After Mary Magdalene’s spiritual eyes were opened, Jesus cautions her to remember that her spiritual vision is young and still a little clouded. Don’t cling to me, he says to her. It isn’t about my returning to you, but about my returning you to God. So go and tell the others that “I am ascending to my father and your Father, to my God and your God.”

By sending Mary with this message, Jesus commissions her as the first resurrection apostle - an apostle is one who is sent on a mission. In doing so, Jesus finishes in his resurrection, what he started in his ministry: removing all of the barriers that oppress and hinder his chosen ones in their work as witnesses of the Good News. We too have been commissioned as resurrection apostles by our Baptism. And it is in Jesus that we are made to be reliable witnesses.

We too, have been set free from all that hinders us because Christ, who has been raised from the dead has brought us with him into resurrection life.

But what does that mean? When we leave here today, what does it mean to live in resurrection life? It means living in community where we gather to hear Jesus call our name, opening ourselves to spiritual awakening over and over again, remembering that once God opens our spiritual eyes, we need some time to mature before our vision becomes clear, and we do that as a family of faith.
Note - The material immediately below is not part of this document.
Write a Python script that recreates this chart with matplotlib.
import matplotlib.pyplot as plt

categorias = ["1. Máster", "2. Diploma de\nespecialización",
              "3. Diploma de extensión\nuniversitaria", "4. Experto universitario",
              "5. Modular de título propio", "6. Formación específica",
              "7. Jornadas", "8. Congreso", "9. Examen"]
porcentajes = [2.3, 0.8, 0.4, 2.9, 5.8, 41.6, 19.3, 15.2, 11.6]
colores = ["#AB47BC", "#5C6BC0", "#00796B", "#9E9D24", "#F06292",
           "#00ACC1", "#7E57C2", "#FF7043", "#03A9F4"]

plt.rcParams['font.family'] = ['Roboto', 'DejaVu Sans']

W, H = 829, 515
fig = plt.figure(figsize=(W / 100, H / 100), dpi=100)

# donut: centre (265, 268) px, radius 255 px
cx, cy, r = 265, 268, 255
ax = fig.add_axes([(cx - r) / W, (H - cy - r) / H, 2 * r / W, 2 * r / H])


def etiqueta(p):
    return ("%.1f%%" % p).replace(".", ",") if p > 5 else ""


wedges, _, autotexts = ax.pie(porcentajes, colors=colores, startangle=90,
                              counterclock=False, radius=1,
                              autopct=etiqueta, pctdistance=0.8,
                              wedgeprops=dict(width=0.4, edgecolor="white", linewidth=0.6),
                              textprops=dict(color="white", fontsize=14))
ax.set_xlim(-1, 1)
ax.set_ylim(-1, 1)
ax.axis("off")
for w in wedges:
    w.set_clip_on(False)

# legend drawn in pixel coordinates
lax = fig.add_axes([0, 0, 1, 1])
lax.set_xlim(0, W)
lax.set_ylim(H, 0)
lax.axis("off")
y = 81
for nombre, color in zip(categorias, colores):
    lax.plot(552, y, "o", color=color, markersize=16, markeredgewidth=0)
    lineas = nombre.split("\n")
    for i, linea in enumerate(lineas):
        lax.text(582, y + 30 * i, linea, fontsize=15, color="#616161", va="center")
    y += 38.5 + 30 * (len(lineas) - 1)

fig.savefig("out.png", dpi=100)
As we learn and grow in our faith, we need our community around us. Not just for when we get scared, although that is important, but because with our friends nearby, we have the courage to explore beyond our comfortable boundaries to seek, find, and do the ministries God is calling us to do in this moment of our communal life. We learn together, confident that God is watching us vigilantly and protectively, ready to respond whenever we cry out.

So let us be like Mary Magdalene, bold witnesses to the Good News we know, trusting that Jesus will bring down all cultural barriers in our way. I mean… here I stand.
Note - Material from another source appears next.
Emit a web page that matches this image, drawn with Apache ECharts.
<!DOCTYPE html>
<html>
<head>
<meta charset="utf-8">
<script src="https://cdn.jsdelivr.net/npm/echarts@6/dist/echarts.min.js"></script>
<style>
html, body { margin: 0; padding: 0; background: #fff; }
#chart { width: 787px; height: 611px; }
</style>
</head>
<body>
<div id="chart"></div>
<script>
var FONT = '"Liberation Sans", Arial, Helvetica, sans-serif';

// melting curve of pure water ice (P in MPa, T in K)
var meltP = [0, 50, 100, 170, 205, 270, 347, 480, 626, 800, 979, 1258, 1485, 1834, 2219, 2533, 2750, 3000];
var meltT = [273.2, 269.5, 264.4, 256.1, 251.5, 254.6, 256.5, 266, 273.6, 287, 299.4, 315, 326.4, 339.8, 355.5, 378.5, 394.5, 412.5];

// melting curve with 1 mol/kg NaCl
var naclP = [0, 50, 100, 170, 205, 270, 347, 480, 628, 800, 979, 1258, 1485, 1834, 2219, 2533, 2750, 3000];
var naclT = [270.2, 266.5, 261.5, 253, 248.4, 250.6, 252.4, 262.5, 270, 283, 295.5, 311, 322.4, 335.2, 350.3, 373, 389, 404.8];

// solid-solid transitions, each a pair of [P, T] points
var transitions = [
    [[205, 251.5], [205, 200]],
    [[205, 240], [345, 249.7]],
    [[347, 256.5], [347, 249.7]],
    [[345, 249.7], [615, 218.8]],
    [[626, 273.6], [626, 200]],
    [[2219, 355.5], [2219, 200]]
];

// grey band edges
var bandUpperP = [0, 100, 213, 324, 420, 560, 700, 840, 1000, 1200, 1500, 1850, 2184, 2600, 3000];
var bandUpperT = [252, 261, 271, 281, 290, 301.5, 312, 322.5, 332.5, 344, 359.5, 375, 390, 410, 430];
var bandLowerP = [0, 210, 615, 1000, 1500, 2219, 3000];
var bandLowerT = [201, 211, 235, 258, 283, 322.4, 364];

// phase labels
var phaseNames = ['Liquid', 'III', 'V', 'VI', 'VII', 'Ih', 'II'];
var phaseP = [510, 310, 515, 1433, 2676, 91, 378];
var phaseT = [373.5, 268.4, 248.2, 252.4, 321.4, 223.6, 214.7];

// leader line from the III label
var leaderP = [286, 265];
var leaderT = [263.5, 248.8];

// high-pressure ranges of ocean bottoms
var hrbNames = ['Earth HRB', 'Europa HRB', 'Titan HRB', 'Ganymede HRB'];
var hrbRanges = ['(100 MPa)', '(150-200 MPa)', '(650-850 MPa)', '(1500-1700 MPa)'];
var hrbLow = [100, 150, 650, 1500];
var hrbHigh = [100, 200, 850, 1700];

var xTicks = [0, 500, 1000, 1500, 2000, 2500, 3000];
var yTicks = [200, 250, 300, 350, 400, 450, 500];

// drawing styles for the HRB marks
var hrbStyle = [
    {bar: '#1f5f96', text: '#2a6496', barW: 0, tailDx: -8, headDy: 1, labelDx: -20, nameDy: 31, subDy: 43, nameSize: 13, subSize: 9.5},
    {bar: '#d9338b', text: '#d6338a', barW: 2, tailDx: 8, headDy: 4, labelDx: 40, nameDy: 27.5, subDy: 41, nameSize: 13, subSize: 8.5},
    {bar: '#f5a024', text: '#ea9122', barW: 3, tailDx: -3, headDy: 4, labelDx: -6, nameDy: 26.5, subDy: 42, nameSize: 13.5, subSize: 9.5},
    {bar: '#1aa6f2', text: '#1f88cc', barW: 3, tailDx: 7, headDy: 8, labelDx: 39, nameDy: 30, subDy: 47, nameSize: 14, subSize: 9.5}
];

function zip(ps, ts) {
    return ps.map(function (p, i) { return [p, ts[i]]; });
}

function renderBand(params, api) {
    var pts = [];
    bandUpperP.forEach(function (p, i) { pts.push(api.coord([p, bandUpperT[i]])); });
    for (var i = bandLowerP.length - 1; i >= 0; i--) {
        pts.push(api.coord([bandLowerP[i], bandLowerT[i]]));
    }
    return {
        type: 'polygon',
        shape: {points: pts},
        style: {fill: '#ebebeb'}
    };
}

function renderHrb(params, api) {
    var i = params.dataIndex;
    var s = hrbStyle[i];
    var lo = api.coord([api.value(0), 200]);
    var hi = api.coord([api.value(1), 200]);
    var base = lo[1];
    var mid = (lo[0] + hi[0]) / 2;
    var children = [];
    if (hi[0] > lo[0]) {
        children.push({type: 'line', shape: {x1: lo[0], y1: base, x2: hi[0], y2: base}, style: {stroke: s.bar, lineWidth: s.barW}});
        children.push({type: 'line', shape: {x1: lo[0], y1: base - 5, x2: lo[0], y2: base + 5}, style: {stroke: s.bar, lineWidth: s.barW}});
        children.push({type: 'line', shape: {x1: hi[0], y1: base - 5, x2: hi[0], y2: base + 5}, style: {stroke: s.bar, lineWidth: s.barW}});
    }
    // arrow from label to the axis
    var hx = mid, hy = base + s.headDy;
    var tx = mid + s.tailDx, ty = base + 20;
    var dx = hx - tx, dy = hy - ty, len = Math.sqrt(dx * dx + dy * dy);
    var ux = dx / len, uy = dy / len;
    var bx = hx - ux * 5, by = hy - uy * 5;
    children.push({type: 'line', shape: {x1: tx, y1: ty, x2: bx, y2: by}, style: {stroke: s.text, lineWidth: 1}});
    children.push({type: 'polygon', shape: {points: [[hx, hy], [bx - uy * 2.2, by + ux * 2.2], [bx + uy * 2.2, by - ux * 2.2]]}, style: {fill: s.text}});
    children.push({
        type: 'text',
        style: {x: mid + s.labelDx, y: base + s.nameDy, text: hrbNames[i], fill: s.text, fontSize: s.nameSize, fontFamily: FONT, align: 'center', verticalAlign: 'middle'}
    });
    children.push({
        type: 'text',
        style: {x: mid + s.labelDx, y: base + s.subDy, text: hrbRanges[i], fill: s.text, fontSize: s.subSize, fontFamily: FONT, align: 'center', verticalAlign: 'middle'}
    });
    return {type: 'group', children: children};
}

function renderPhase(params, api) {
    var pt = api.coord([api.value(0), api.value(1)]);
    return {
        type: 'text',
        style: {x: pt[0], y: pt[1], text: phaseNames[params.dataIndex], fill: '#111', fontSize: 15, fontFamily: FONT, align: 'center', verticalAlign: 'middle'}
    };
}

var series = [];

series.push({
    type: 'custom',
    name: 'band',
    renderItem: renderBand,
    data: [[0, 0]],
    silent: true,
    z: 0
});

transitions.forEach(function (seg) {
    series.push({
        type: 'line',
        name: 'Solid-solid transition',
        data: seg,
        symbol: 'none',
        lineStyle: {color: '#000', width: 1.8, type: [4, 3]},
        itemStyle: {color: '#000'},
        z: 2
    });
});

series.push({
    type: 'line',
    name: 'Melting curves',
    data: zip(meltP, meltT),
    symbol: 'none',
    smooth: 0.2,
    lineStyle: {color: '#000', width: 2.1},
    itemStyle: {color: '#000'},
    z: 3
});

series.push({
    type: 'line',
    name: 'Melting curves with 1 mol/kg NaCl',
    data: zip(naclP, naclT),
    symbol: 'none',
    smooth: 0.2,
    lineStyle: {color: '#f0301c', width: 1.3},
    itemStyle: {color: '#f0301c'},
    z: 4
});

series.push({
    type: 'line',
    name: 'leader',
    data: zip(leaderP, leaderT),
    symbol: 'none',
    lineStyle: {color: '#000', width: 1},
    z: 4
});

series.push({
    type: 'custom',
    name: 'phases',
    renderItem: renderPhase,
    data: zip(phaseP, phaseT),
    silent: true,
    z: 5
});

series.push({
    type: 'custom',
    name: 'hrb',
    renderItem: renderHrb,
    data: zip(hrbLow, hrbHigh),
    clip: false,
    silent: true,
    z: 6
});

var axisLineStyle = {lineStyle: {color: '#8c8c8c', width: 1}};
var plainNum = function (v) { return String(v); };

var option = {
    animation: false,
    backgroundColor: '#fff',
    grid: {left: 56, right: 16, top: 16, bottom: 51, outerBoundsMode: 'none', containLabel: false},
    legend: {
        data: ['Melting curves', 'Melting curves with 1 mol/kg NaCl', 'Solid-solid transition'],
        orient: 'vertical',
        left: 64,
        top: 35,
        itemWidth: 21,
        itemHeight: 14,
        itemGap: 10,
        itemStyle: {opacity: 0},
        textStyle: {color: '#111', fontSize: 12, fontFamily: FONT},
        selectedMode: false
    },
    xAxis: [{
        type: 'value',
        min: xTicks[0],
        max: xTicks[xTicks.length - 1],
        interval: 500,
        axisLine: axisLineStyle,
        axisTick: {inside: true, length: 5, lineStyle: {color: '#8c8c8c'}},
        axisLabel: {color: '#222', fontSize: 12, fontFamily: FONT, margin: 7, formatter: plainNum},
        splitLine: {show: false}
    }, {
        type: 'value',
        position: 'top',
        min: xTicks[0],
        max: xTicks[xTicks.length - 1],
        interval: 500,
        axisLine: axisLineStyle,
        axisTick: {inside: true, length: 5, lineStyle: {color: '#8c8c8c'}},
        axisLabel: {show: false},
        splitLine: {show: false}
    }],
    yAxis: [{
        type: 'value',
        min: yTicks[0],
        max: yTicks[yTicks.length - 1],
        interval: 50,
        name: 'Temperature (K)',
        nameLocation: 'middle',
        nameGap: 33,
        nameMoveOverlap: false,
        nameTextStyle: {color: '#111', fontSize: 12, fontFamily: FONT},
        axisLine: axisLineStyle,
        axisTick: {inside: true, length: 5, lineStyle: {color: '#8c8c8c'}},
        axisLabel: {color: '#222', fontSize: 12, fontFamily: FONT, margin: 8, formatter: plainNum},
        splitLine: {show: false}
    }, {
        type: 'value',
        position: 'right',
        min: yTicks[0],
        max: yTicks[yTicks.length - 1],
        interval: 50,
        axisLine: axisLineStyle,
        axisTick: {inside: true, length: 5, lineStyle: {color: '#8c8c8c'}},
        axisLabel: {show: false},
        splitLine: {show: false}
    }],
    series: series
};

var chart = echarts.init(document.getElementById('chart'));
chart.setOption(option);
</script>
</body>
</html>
Let us proclaim to our trans and gay siblings the good news Peter first proclaimed that “God shows no partiality, but in every nation anyone who fears him and does what is right is acceptable to him.”

And let us preach “peace by Jesus Christ [who] is Lord of all…” In the Garden of Gethsemane, Jesus told us to put down our weapons or we would die by them. He was right, of course, and it’s a daily torment for us as our culture clings to its clouded understanding of this.

Finally, let us get about our work of “doing good and healing all who [are] oppressed,” as Jesus showed us how to do on Maundy Thursday, commanding us to serve humbly, as servant-leaders of our faith.

It is our turn - right now - to “testify that everyone who believes in Jesus receives forgiveness of sins through his name.”

For Episcopalians, being “saved” isn’t about keeping the right rules, or belonging to the right church, or having a culturally approved life-partner or gender identity. Being saved, as Jesus said so often, is about believing… believing in him. We don’t have to understand to believe. Understanding comes with time and experience and is always limited to our tiny human capacity. God is so much more than any of us can imagine or understand.

Here’s what matters: Jesus’ reconciliation of the world to God brings down all barriers that hinder our call to proclaim the Good News so that everyone can share the Easter reality, which we proclaim now together: Alleluia! Christ is risen! The Lord is risen indeed! Alleluia!